## STATED EXERCISE
Pictures stay out of the copy; set down each line of the listing below exactly.
Start of MATERIALS PROVIDED
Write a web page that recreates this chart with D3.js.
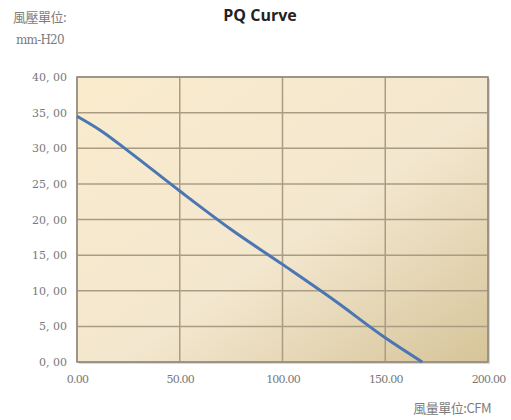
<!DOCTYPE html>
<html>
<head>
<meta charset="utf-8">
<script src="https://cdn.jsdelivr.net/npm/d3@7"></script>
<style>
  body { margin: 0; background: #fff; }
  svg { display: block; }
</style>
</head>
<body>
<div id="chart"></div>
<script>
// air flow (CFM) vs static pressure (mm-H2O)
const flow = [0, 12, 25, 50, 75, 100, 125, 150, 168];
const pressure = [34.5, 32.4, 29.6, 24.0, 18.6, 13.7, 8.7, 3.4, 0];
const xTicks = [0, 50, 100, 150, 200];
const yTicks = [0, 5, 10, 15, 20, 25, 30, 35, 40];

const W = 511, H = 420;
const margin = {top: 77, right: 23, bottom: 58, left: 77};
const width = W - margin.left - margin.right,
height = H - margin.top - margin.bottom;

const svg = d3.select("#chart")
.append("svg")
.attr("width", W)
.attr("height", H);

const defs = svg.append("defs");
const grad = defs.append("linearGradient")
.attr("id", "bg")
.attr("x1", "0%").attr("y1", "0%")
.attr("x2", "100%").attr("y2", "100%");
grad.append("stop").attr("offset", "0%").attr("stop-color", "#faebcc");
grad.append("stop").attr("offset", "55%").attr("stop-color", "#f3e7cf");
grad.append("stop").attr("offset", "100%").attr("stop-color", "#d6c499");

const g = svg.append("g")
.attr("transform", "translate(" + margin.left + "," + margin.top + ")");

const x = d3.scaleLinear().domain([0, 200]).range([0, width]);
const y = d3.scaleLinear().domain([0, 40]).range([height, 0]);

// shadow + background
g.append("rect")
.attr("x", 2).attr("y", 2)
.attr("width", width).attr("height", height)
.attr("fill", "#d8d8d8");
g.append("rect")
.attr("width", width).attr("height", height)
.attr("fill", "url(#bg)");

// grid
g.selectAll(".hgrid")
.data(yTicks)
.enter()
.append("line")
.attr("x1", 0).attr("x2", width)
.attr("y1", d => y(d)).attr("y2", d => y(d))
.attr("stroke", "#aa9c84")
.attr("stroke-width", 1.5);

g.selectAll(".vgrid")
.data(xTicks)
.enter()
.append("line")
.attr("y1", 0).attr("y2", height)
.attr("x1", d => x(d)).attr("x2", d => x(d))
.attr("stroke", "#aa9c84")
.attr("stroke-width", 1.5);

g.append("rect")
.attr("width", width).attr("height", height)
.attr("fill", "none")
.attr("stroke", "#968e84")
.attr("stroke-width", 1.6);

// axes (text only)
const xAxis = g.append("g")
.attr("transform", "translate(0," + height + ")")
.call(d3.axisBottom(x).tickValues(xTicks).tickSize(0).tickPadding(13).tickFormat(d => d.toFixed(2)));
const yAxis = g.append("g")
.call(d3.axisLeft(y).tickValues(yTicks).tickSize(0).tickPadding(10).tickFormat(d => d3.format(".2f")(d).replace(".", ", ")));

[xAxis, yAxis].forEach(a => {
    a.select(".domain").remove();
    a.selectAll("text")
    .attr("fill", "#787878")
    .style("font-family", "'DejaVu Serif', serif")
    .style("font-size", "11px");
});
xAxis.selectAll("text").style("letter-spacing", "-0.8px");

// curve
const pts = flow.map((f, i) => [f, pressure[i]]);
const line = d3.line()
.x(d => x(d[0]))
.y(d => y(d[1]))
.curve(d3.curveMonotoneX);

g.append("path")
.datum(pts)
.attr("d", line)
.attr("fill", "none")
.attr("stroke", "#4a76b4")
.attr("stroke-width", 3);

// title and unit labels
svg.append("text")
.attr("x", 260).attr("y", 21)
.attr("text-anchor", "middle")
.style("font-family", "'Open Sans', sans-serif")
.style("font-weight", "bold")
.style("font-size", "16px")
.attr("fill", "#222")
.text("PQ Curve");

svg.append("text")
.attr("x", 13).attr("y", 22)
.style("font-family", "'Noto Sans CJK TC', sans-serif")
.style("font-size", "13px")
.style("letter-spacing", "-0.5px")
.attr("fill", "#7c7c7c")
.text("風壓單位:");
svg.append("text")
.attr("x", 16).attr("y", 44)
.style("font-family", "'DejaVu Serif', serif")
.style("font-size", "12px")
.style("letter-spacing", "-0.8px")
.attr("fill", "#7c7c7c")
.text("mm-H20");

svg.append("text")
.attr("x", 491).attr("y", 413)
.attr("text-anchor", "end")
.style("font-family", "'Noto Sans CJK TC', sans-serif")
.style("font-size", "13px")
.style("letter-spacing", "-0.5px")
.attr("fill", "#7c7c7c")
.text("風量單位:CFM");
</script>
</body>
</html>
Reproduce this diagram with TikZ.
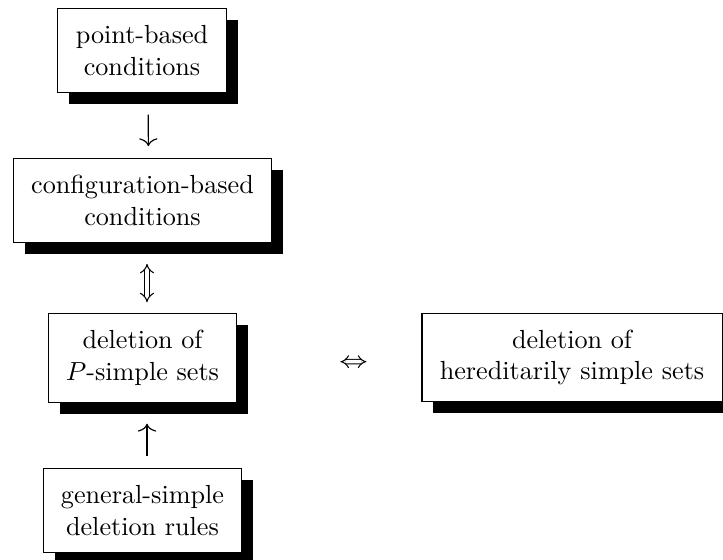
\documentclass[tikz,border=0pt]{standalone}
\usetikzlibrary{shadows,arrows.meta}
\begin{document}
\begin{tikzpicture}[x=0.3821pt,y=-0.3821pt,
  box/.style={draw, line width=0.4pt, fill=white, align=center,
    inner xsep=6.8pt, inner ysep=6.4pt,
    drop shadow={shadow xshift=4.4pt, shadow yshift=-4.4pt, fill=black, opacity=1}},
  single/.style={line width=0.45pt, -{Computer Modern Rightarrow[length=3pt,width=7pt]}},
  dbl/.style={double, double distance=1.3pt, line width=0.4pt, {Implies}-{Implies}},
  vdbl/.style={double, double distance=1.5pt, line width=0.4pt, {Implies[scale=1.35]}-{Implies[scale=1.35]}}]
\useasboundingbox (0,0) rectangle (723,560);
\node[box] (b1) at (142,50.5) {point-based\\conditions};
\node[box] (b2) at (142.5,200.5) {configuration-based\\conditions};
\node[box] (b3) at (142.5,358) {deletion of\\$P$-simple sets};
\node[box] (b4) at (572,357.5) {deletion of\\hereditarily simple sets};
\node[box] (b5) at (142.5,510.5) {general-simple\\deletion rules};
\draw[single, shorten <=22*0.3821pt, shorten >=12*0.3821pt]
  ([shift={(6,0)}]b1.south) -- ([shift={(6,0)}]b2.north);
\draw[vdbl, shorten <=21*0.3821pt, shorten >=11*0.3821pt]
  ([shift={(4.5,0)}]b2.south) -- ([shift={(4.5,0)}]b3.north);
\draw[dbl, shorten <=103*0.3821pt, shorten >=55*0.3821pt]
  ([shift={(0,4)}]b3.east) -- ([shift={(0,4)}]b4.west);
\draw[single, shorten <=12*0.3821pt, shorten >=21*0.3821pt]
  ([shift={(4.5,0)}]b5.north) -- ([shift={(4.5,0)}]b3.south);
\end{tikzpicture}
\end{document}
End of MATERIALS PROVIDED
## TASK SOLUTION
Write a web page that recreates this chart with D3.js.
<!DOCTYPE html>
<html>
<head>
<meta charset="utf-8">
<script src="https://cdn.jsdelivr.net/npm/d3@7"></script>
<style>
  body { margin: 0; background: #fff; }
  svg { display: block; }
</style>
</head>
<body>
<div id="chart"></div>
<script>
// air flow (CFM) vs static pressure (mm-H2O)
const flow = [0, 12, 25, 50, 75, 100, 125, 150, 168];
const pressure = [34.5, 32.4, 29.6, 24.0, 18.6, 13.7, 8.7, 3.4, 0];
const xTicks = [0, 50, 100, 150, 200];
const yTicks = [0, 5, 10, 15, 20, 25, 30, 35, 40];

const W = 511, H = 420;
const margin = {top: 77, right: 23, bottom: 58, left: 77};
const width = W - margin.left - margin.right,
height = H - margin.top - margin.bottom;

const svg = d3.select("#chart")
.append("svg")
.attr("width", W)
.attr("height", H);

const defs = svg.append("defs");
const grad = defs.append("linearGradient")
.attr("id", "bg")
.attr("x1", "0%").attr("y1", "0%")
.attr("x2", "100%").attr("y2", "100%");
grad.append("stop").attr("offset", "0%").attr("stop-color", "#faebcc");
grad.append("stop").attr("offset", "55%").attr("stop-color", "#f3e7cf");
grad.append("stop").attr("offset", "100%").attr("stop-color", "#d6c499");

const g = svg.append("g")
.attr("transform", "translate(" + margin.left + "," + margin.top + ")");

const x = d3.scaleLinear().domain([0, 200]).range([0, width]);
const y = d3.scaleLinear().domain([0, 40]).range([height, 0]);

// shadow + background
g.append("rect")
.attr("x", 2).attr("y", 2)
.attr("width", width).attr("height", height)
.attr("fill", "#d8d8d8");
g.append("rect")
.attr("width", width).attr("height", height)
.attr("fill", "url(#bg)");

// grid
g.selectAll(".hgrid")
.data(yTicks)
.enter()
.append("line")
.attr("x1", 0).attr("x2", width)
.attr("y1", d => y(d)).attr("y2", d => y(d))
.attr("stroke", "#aa9c84")
.attr("stroke-width", 1.5);

g.selectAll(".vgrid")
.data(xTicks)
.enter()
.append("line")
.attr("y1", 0).attr("y2", height)
.attr("x1", d => x(d)).attr("x2", d => x(d))
.attr("stroke", "#aa9c84")
.attr("stroke-width", 1.5);

g.append("rect")
.attr("width", width).attr("height", height)
.attr("fill", "none")
.attr("stroke", "#968e84")
.attr("stroke-width", 1.6);

// axes (text only)
const xAxis = g.append("g")
.attr("transform", "translate(0," + height + ")")
.call(d3.axisBottom(x).tickValues(xTicks).tickSize(0).tickPadding(13).tickFormat(d => d.toFixed(2)));
const yAxis = g.append("g")
.call(d3.axisLeft(y).tickValues(yTicks).tickSize(0).tickPadding(10).tickFormat(d => d3.format(".2f")(d).replace(".", ", ")));

[xAxis, yAxis].forEach(a => {
    a.select(".domain").remove();
    a.selectAll("text")
    .attr("fill", "#787878")
    .style("font-family", "'DejaVu Serif', serif")
    .style("font-size", "11px");
});
xAxis.selectAll("text").style("letter-spacing", "-0.8px");

// curve
const pts = flow.map((f, i) => [f, pressure[i]]);
const line = d3.line()
.x(d => x(d[0]))
.y(d => y(d[1]))
.curve(d3.curveMonotoneX);

g.append("path")
.datum(pts)
.attr("d", line)
.attr("fill", "none")
.attr("stroke", "#4a76b4")
.attr("stroke-width", 3);

// title and unit labels
svg.append("text")
.attr("x", 260).attr("y", 21)
.attr("text-anchor", "middle")
.style("font-family", "'Open Sans', sans-serif")
.style("font-weight", "bold")
.style("font-size", "16px")
.attr("fill", "#222")
.text("PQ Curve");

svg.append("text")
.attr("x", 13).attr("y", 22)
.style("font-family", "'Noto Sans CJK TC', sans-serif")
.style("font-size", "13px")
.style("letter-spacing", "-0.5px")
.attr("fill", "#7c7c7c")
.text("風壓單位:");
svg.append("text")
.attr("x", 16).attr("y", 44)
.style("font-family", "'DejaVu Serif', serif")
.style("font-size", "12px")
.style("letter-spacing", "-0.8px")
.attr("fill", "#7c7c7c")
.text("mm-H20");

svg.append("text")
.attr("x", 491).attr("y", 413)
.attr("text-anchor", "end")
.style("font-family", "'Noto Sans CJK TC', sans-serif")
.style("font-size", "13px")
.style("letter-spacing", "-0.5px")
.attr("fill", "#7c7c7c")
.text("風量單位:CFM");
</script>
</body>
</html>
Reproduce this diagram with TikZ.
\documentclass[tikz,border=0pt]{standalone}
\usetikzlibrary{shadows,arrows.meta}
\begin{document}
\begin{tikzpicture}[x=0.3821pt,y=-0.3821pt,
  box/.style={draw, line width=0.4pt, fill=white, align=center,
    inner xsep=6.8pt, inner ysep=6.4pt,
    drop shadow={shadow xshift=4.4pt, shadow yshift=-4.4pt, fill=black, opacity=1}},
  single/.style={line width=0.45pt, -{Computer Modern Rightarrow[length=3pt,width=7pt]}},
  dbl/.style={double, double distance=1.3pt, line width=0.4pt, {Implies}-{Implies}},
  vdbl/.style={double, double distance=1.5pt, line width=0.4pt, {Implies[scale=1.35]}-{Implies[scale=1.35]}}]
\useasboundingbox (0,0) rectangle (723,560);
\node[box] (b1) at (142,50.5) {point-based\\conditions};
\node[box] (b2) at (142.5,200.5) {configuration-based\\conditions};
\node[box] (b3) at (142.5,358) {deletion of\\$P$-simple sets};
\node[box] (b4) at (572,357.5) {deletion of\\hereditarily simple sets};
\node[box] (b5) at (142.5,510.5) {general-simple\\deletion rules};
\draw[single, shorten <=22*0.3821pt, shorten >=12*0.3821pt]
  ([shift={(6,0)}]b1.south) -- ([shift={(6,0)}]b2.north);
\draw[vdbl, shorten <=21*0.3821pt, shorten >=11*0.3821pt]
  ([shift={(4.5,0)}]b2.south) -- ([shift={(4.5,0)}]b3.north);
\draw[dbl, shorten <=103*0.3821pt, shorten >=55*0.3821pt]
  ([shift={(0,4)}]b3.east) -- ([shift={(0,4)}]b4.west);
\draw[single, shorten <=12*0.3821pt, shorten >=21*0.3821pt]
  ([shift={(4.5,0)}]b5.north) -- ([shift={(4.5,0)}]b3.south);
\end{tikzpicture}
\end{document}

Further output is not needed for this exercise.